Upside; the tools and techniques we bought and learned came in handy when it came to the walls in the same room (luckily covered in “normal” wallpaper), which we absolutely spanked. The Zinsser DIF was especially effective. We spiked the paper, applied the fluid, and the next morning it was essentially falling off. Bliss.

Dude, do you want to get the wallpaper off or not?

I tore out wallpaper in my kitchen & dining room and in one bathroom. They must have done the bathroom first because they’d put up backing paper in the kitchen and it all came down nicely. I did not have an actual wallpaper steamer, but I had this little Scünci steamer (that I’d ordered from an infomercial when I waked and baked once; do not recommend) and that did okay, but the water capacity was small and I’d have to refill the thing and wait for it to heat back up so it was a pain in the ass and I should have just invested in a proper wallpaper steamer.
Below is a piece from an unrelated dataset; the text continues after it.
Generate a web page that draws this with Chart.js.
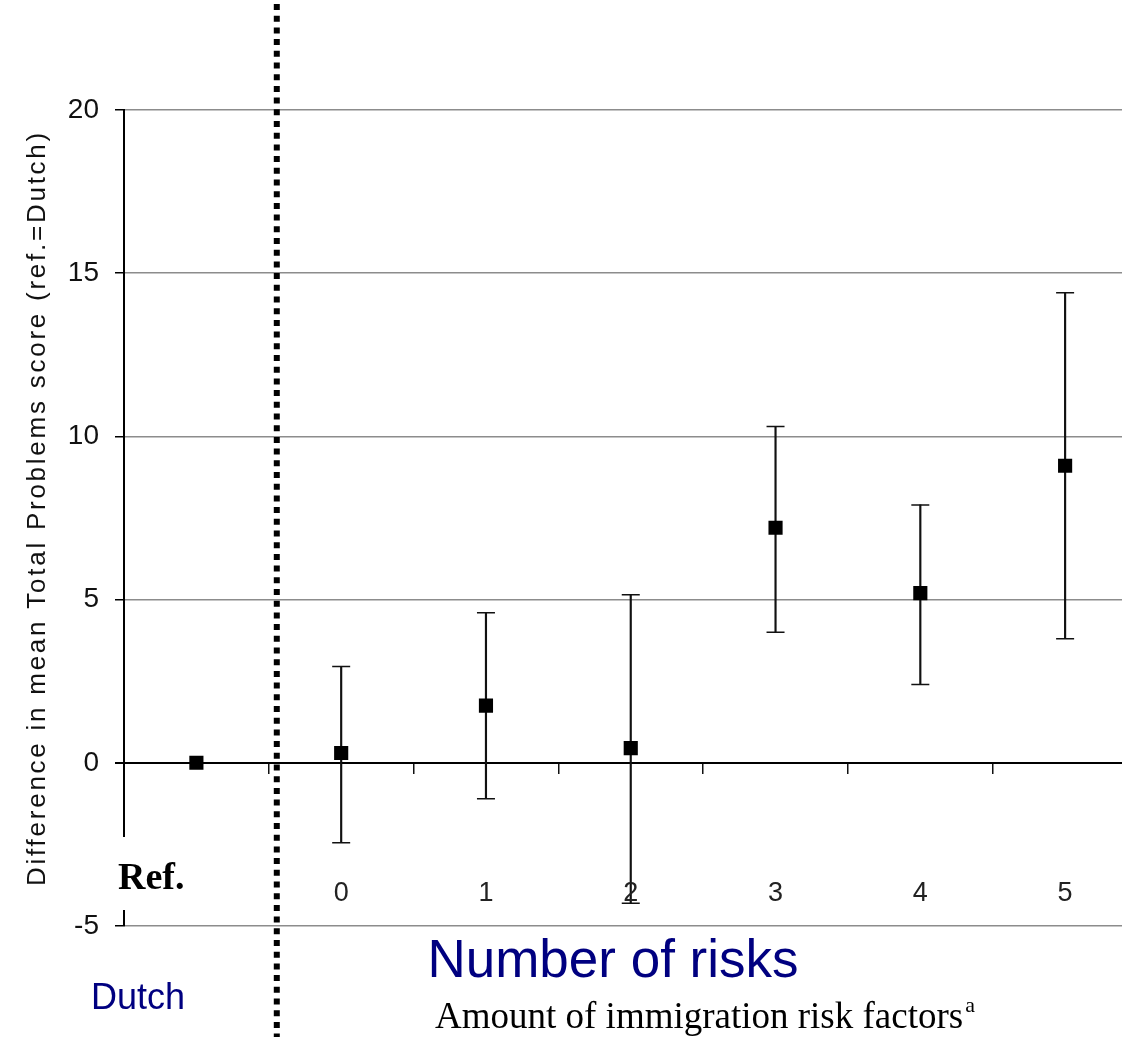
<!DOCTYPE html>
<html>
<head>
<meta charset="utf-8">
<script src="https://cdn.jsdelivr.net/npm/chart.js@4"></script>
<style>
  html, body { margin: 0; padding: 0; background: #fff; overflow: hidden; }
  canvas { display: block; }
</style>
</head>
<body>
<canvas id="riskChart" width="1148" height="1037"></canvas>
<script>
const categories = ["Ref.", "0", "1", "2", "3", "4", "5"];
const meanDiff = [0, 0.3, 1.75, 0.45, 7.2, 5.2, 9.1];
const ciLow = [null, -2.45, -1.1, -4.3, 4.0, 2.4, 3.8];
const ciHigh = [null, 2.95, 4.6, 5.15, 10.3, 7.9, 14.4];
const yTicks = [-5, 0, 5, 10, 15, 20];

const yTitle = "Difference in mean Total Problems score (ref.=Dutch)";
const xTitle = "Number of risks";
const xSubTitle = "Amount of immigration risk factors";
const refGroup = "Dutch";

const navy = "#000080";

const ctx = document.getElementById("riskChart");

// whiskers as thin floating bars
const whiskers = ciLow.map((lo, i) => (lo === null ? null : [lo, ciHigh[i]]));

const extraText = {
    id: "extraText",
    afterDraw(chart) {
        const c = chart.ctx;
        const x = chart.scales.x;
        const area = chart.chartArea;

        c.save();
        // gap in the y axis behind the "Ref." label
        c.fillStyle = "#fff";
        c.fillRect(area.left - 6, area.bottom - 89, 130, 73);

        // category labels sit inside the plot, just above -5
        c.fillStyle = "#222";
        c.font = "27px Arial, 'Liberation Sans', sans-serif";
        c.textAlign = "center";
        c.textBaseline = "middle";
        for (let i = 1; i < categories.length; i++) {
            c.fillText(categories[i], x.getPixelForValue(i), area.bottom - 32);
        }
        c.fillStyle = "#000";
        c.font = "bold 38px 'Liberation Serif', 'Times New Roman', serif";
        c.textAlign = "left";
        c.textBaseline = "alphabetic";
        c.fillText(categories[0], area.left - 6, area.bottom - 37);

        // y axis title, letter spaced
        c.save();
        c.translate(45, (area.top + area.bottom) / 2 - 10);
        c.rotate(-Math.PI / 2);
        c.letterSpacing = "2.75px";
        c.font = "26px Arial, 'Liberation Sans', sans-serif";
        c.fillStyle = "#111";
        c.textAlign = "center";
        c.fillText(yTitle, 0, 0);
        c.restore();

        // bottom texts
        c.fillStyle = navy;
        c.textAlign = "center";
        c.font = "53px Arial, 'Liberation Sans', sans-serif";
        c.fillText(xTitle, 613, 977);
        c.font = "36px Arial, 'Liberation Sans', sans-serif";
        c.fillText(refGroup, 138, 1009);

        c.fillStyle = "#000";
        c.textAlign = "left";
        c.font = "37px 'Liberation Serif', 'Times New Roman', serif";
        c.fillText(xSubTitle, 435, 1028);
        const w = c.measureText(xSubTitle).width;
        c.font = "22px 'Liberation Serif', 'Times New Roman', serif";
        c.fillText("a", 435 + w + 2, 1012);

        // dotted separator between Ref. and the risk groups
        const sepX = (x.getPixelForValue(0) + x.getPixelForValue(1)) / 2 + 8;
        c.strokeStyle = "#000";
        c.lineWidth = 6;
        c.setLineDash([6, 5.7]);
        c.beginPath();
        c.moveTo(sepX, 4);
        c.lineTo(sepX, chart.height);
        c.stroke();
        c.restore();
    },
};

new Chart(ctx, {
    type: "bar",
    data: {
        labels: categories,
        datasets: [
            {
                type: "line",
                label: "Mean difference",
                data: meanDiff,
                showLine: false,
                pointStyle: "rect",
                pointRadius: 10,
                pointBackgroundColor: "#000",
                pointBorderWidth: 0,
                order: 0,
            },
            {
                type: "line",
                label: "CI low",
                data: ciLow,
                showLine: false,
                pointStyle: "line",
                pointRadius: 9,
                pointBorderColor: "#111",
                pointBorderWidth: 1.5,
                order: 1,
            },
            {
                type: "line",
                label: "CI high",
                data: ciHigh,
                showLine: false,
                pointStyle: "line",
                pointRadius: 9,
                pointBorderColor: "#111",
                pointBorderWidth: 1.5,
                order: 1,
            },
            {
                label: "CI",
                data: whiskers,
                backgroundColor: "#111",
                borderWidth: 0,
                barThickness: 1.5,
                order: 2,
            },
        ],
    },
    options: {
        responsive: false,
        animation: false,
        events: [],
        layout: { padding: { left: 0, right: 3, top: 110, bottom: 111 } },
        plugins: {
            legend: { display: false },
            tooltip: { enabled: false },
        },
        scales: {
            x: {
                position: { y: 0 },
                offset: true,
                grid: {
                    offset: true,
                    drawOnChartArea: false,
                    drawTicks: true,
                    tickLength: 10,
                    color: "#111",
                    lineWidth: 1.5,
                },
                border: { color: "#000", width: 2 },
                ticks: { display: false },
                afterFit(scale) {
                    scale.height = 0;
                },
            },
            y: {
                min: -5,
                max: 20,
                afterBuildTicks(scale) {
                    scale.ticks = yTicks.map((v) => ({ value: v }));
                },
                ticks: {
                    color: "#111",
                    padding: 16,
                    font: { family: "Arial, 'Liberation Sans', sans-serif", size: 28 },
                },
                grid: {
                    color: (c) => (c.tick && c.tick.value === 0 ? "#000" : "#8c8c8c"),
                    lineWidth: (c) => (c.tick && c.tick.value === 0 ? 2 : 1.5),
                    tickColor: "#000",
                    tickLength: 9,
                },
                border: { color: "#000", width: 2 },
                afterFit(scale) {
                    scale.width = 124;
                },
            },
        },
    },
    plugins: [extraText],
});
</script>
</body>
</html>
And either I couldn’t figure out how to use it or Dif just didn’t work at all for me. Same with the paper tiger thingy. Upon preview, I’m reading the post above this one and they let the Dif soak in overnight. Huh. Never thought of that. :: face palm ::

Now, in the bathroom, they put the wallpaper straight on and it wasn’t that old and a scraper + Scünci steamer were employed. This resulted in huge chunks of wallboard being pulled off with the old wallpaper and that’s how I learned to “skim mud” or whatever with the joint compound.

Anyway, friends don’t let friends put up wallpaper.

This is the wrong approach. Just buy paneling and put on the walls over the wallpaper.

Otherwise just paint the wallpaper as is.

The worst approach is to try to strip wallpaper.

Totally disagree. Patterned wallpaper is a bitch to cover. And things start looking downright awful if the wallpaper starts to blister or peel.

Better to have a clean surface to start with – get rid of the old wallpaper. It’s worth the effort.

When we bought the house we currently live in, it was covered - every room - in wallpaper. (Also frilly floor length curtains, but that’s another story.) We’ve removed the wallpaper in about half the house by now (about 12 years later). We’ve had the same mixed results as everybody else here - success depends on the wall, the wall preparation, the paper type and lots of other things. I’ll just tell you our worst.

We happened to be remodelling our master bathroom at the time, which grew as projects do to include the bedroom. We had a design-build firm doing that work and for reasons I forget now we decided to remove the wallpaper from the guest bathroom. Nothing worked, not the solvents or the steamer or the perferations. Everything combined and the best we could do was pick off dime-sized pieces with a large chunk of drywall, so it was a total failure. We finally called the sheetrock contractor over from the other room and said “yeah, I know it’s a change order and will cost us extra, but… take this room down to studs and re-drywall it, too.”